Supercoin targets Africa’s crypto boom
Global betting and gaming company Super Group, the parent company of Betway and Spin, has entered the cryptocurrency market with the launch of the ZAR Supercoin, a South Africa-focused stablecoin. The move marks a significant diversification step for the group, as it seeks to integrate blockchain-based payments into its operations and capitalise on Africa’s growing appetite for digital finance.
Announced on Thursday, the ZAR Supercoin will operate under a new division called Super Money SA, and is expected to debut in the first quarter of 2026. The digital asset will be used as a payment option for Betway’s sportsbook customers and, according to the company, will provide a “smoother, faster, and more secure” payment process for users across South Africa and other African markets.
Stablecoins are cryptocurrencies pegged to a stable asset—typically a fiat currency—to minimise volatility. In this case, the ZAR Supercoin will be pegged to the South African rand (ZAR) and backed by fiat reserves held by ABSA Group, one of South Africa’s tier-one banks.
The coin will initially be listed on the Luno exchange, one of the country’s leading regulated crypto platforms, before expanding to other exchanges across the continent. The Solana blockchain will serve as the technological backbone, while blockchain analytics firm Chainalysis will provide compliance and risk monitoring.
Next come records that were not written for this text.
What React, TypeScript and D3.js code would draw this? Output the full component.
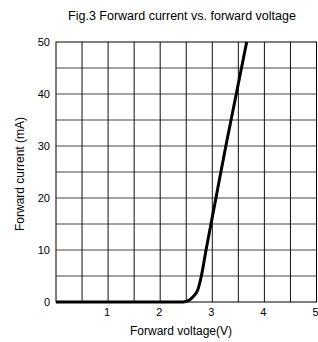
import React from 'react';
import * as d3 from 'd3';

const voltage = [0, 2.44, 2.55, 2.63, 2.72, 2.79, 2.88, 3.07, 3.26, 3.46, 3.66];
const current = [0, 0, 0.3, 1, 2.3, 5, 10, 20, 30, 40, 50];
const xTickLabels = [1, 2, 3, 4, 5];
const yTickLabels = [0, 10, 20, 30, 40, 50];
const xGrid = [0.5, 1, 1.5, 2, 2.5, 3, 3.5, 4, 4.5];
const yGrid = [5, 10, 15, 20, 25, 30, 35, 40, 45];

const W = 318;
const H = 342;

const App = () => {
    const x = d3.scaleLinear().domain([0, 5]).range([56, 316.5]);
    const y = d3.scaleLinear().domain([0, 50]).range([302, 42]);

    const pts: [number, number][] = voltage.map((v, i) => [v, current[i]]);
    const line = d3.line<[number, number]>()
        .x(d => x(d[0]))
        .y(d => y(d[1]))
        .curve(d3.curveMonotoneX);

    const font = 'Arial, "Liberation Sans", sans-serif';

    return (
        <svg width={W} height={H} style={{ position: 'absolute', left: 0, top: 0, background: '#fff' }}
            fontFamily={font}>
            <text x={182} y={20} fontSize={12.5} textAnchor="middle" fill="#000">
                Fig.3 Forward current vs. forward voltage
            </text>

            {yGrid.map(v => (
                <line key={'h' + v} x1={x(0)} x2={x(5)} y1={y(v)} y2={y(v)} stroke="#444" strokeWidth={1} />
            ))}
            {xGrid.map(v => (
                <line key={'v' + v} x1={x(v)} x2={x(v)} y1={y(0)} y2={y(50)} stroke="#111" strokeWidth={1} />
            ))}
            <rect x={x(0)} y={y(50)} width={x(5) - x(0)} height={y(0) - y(50)} fill="none" stroke="#000" strokeWidth={1} />

            <path d={line(pts) || ''} fill="none" stroke="#000" strokeWidth={3} strokeLinejoin="round" />

            {yTickLabels.map(v => (
                <text key={'yl' + v} x={50} y={y(v)} dy="0.35em" fontSize={11} textAnchor="end" fill="#000">{v}</text>
            ))}
            {xTickLabels.map(v => (
                <text key={'xl' + v} x={x(v) - 1} y={316} fontSize={11} textAnchor="middle" fill="#000">{v}</text>
            ))}

            <text x={181} y={335} fontSize={12} textAnchor="middle" fill="#000">Forward voltage(V)</text>
            <text transform={`translate(24,174) rotate(-90)`} fontSize={12} textAnchor="middle" fill="#000">
                Forward current (mA)
            </text>
        </svg>
    );
};

export default App;
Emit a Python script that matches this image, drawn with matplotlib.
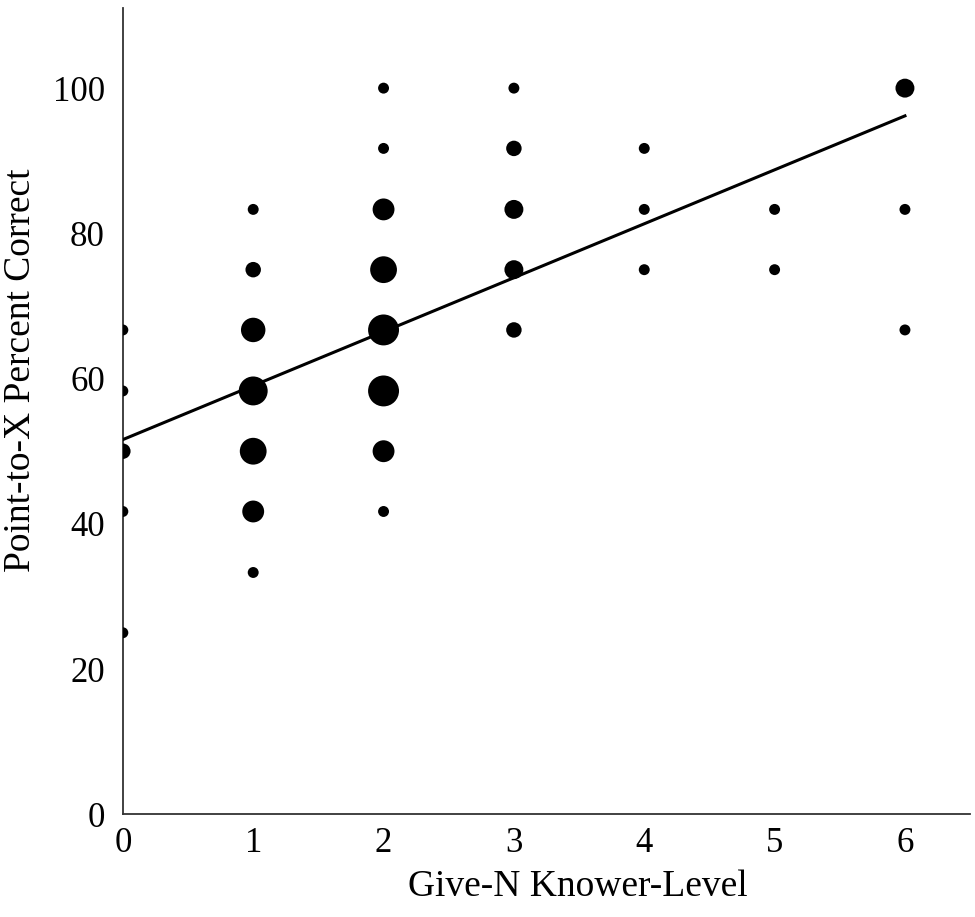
import matplotlib
matplotlib.use("Agg")
import matplotlib.pyplot as plt
import numpy as np

# Data: knower level, percent correct, number of children at that point
knower_level = [0, 0, 0, 0, 0,
                1, 1, 1, 1, 1, 1, 1,
                2, 2, 2, 2, 2, 2, 2, 2,
                3, 3, 3, 3, 3,
                4, 4, 4,
                5, 5,
                6, 6, 6]
percent_correct = [66.7, 58.3, 50.0, 41.7, 25.0,
                   83.3, 75.0, 66.7, 58.3, 50.0, 41.7, 33.3,
                   100.0, 91.7, 83.3, 75.0, 66.7, 58.3, 50.0, 41.7,
                   100.0, 91.7, 83.3, 75.0, 66.7,
                   91.7, 83.3, 75.0,
                   83.3, 75.0,
                   100.0, 83.3, 66.7]
counts = [1, 1, 2, 1, 1,
          1, 2, 5, 7, 6, 4, 1,
          1, 1, 4, 6, 8, 8, 4, 1,
          1, 2, 3, 3, 2,
          1, 1, 1,
          1, 1,
          3, 1, 1]

# Regression line
fit_x = [0, 6]
fit_intercept = 51.6
fit_slope = 7.43

x_ticks = [0, 1, 2, 3, 4, 5, 6]
y_ticks = [0, 20, 40, 60, 80, 100]

plt.rcParams['font.family'] = ['Liberation Serif', 'DejaVu Serif']

fig = plt.figure(figsize=(9.75, 9.17), dpi=100)
ax = fig.add_axes([0.126, 0.112, 0.869, 0.879])

sizes = [62 * c for c in counts]
ax.scatter(knower_level, percent_correct, s=sizes, color='black', linewidths=0, zorder=3)

fx = np.array(fit_x, dtype=float)
ax.plot(fx, fit_intercept + fit_slope * fx, color='black', linewidth=2.2, zorder=4)

ax.set_xlim(0, 6.5)
ax.set_ylim(0, 111)
ax.set_xticks(x_ticks)
ax.set_yticks(y_ticks)
ax.tick_params(axis='y', length=0, labelsize=25, pad=13)
ax.tick_params(axis='x', length=0, labelsize=25, pad=9)

for side in ['top', 'right']:
    ax.spines[side].set_visible(False)
for side in ['left', 'bottom']:
    ax.spines[side].set_color('#333333')
    ax.spines[side].set_linewidth(1.3)

ax.set_xlabel('Give-N Knower-Level', fontsize=27)
ax.xaxis.set_label_coords(0.537, -0.068)
ax.set_ylabel('Point-to-X Percent Correct', fontsize=27)
ax.yaxis.set_label_coords(-0.100, 0.551)

fig.savefig('out.png', dpi=100)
Strategic Move into a $100 Billion Market
Super Group CEO Neal Menashe described the stablecoin launch as a “strategic step forward” in the company’s approach to payments, reflecting the growing role of digital assets in the regulated gambling ecosystem. “We intend Supercoin to be more than just a rewards tool,” Menashe said during the company’s post-Q3 earnings call. “It marks a crucial first step in integrating digital assets into our product stack, improving transaction efficiency, and enhancing the customer experience.”
Africa’s stablecoin transaction volumes are estimated to be worth around $100 billion annually across key markets, according to the company. This growing market has attracted increasing interest from global operators looking to serve a young, mobile-first population that often relies on digital payments due to limited access to traditional banking infrastructure.
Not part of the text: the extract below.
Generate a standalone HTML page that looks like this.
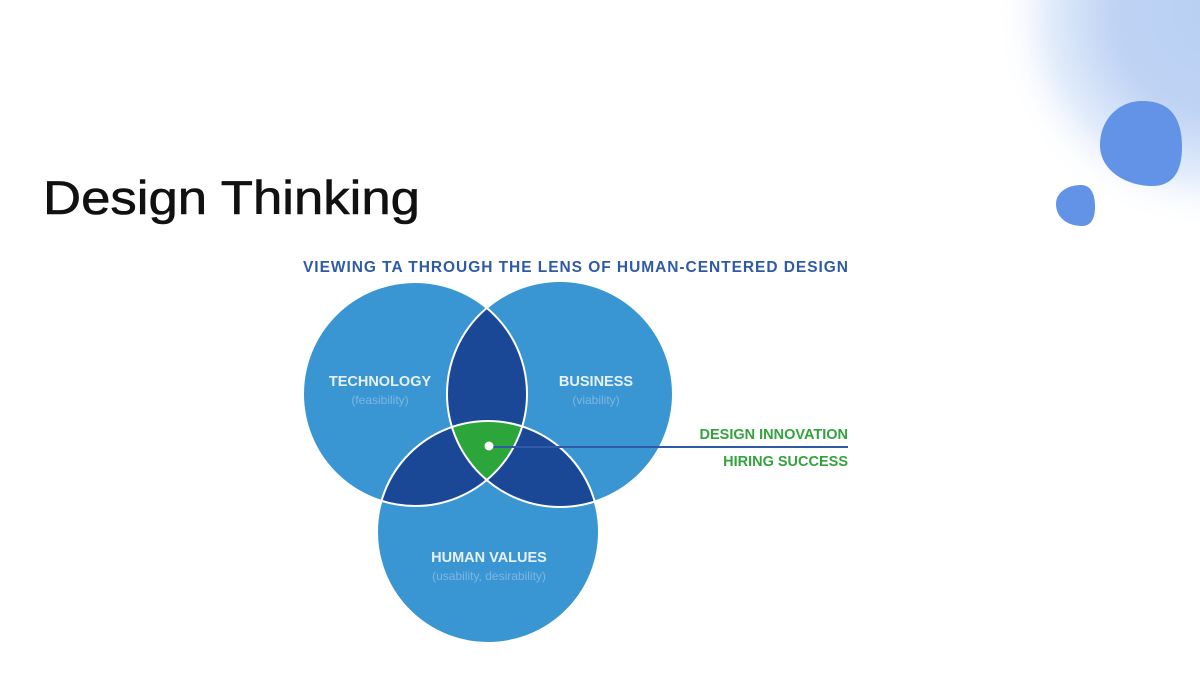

Super Group CFO Alinda van Wyk said the timing of the launch reflects both market maturity and consumer demand for more convenient payment solutions. “We have always been at the forefront of tech advancement in the gambling industry,” Van Wyk said. “The launch of Supercoin will position us for continued success as alternative payment methods and digital asset frameworks become more integrated into the regulated gaming ecosystem.”
| Name | Blockchain | Fiat Backing Custodian | Initial Exchange | Wallet Launch |
|---|---|---|---|---|
| ZAR Supercoin | Solana | ABSA Group | Luno (SA) | Q1 2026 |
Crypto and iGaming: A Growing Convergence
Super Group’s entry into crypto follows a broader industry trend. Competitor Yolo Group—known for its crypto-first casino operations—announced plans earlier this year to expand its blockchain-powered gaming products into regulated markets. Analysts view such moves as indicative of crypto’s transition from niche adoption to mainstream integration within online betting and iGaming.
Industry consultant Stefan Kovach noted that crypto has “moved beyond a core niche into something much, much bigger,” pointing to its growing acceptance among both consumers and operators.
However, regulators remain cautious. In the UK, Gambling Commission CEO Andrew Rhodes recently warned that the government could “no longer overlook crypto gambling,” urging policymakers to establish new frameworks before licensing crypto-based betting operations.
Supercoin marks a crucial first step in integrating digital assets into our product stack, providing customers with a seamless and secure way to transact.
Balancing Innovation and Regulation
For Super Group, the ZAR Supercoin represents both an innovation and a calculated risk. While blockchain promises lower operating costs and faster payments, it also brings new regulatory challenges. Ensuring compliance will be central to the rollout, particularly in South Africa, where authorities have been tightening oversight of digital assets under the Financial Sector Conduct Authority (FSCA).
By working with established financial and compliance partners—ABSA and Chainalysis—Super Group appears to be signalling its intent to align closely with regulatory best practices.
As the company prepares to launch its Supercoin Wallet early next year, it faces the task of converting consumer enthusiasm for crypto into sustainable business outcomes. For now, its entry underscores the accelerating convergence between fintech innovation and online entertainment—a space increasingly shaped by blockchain technology and evolving consumer expectations.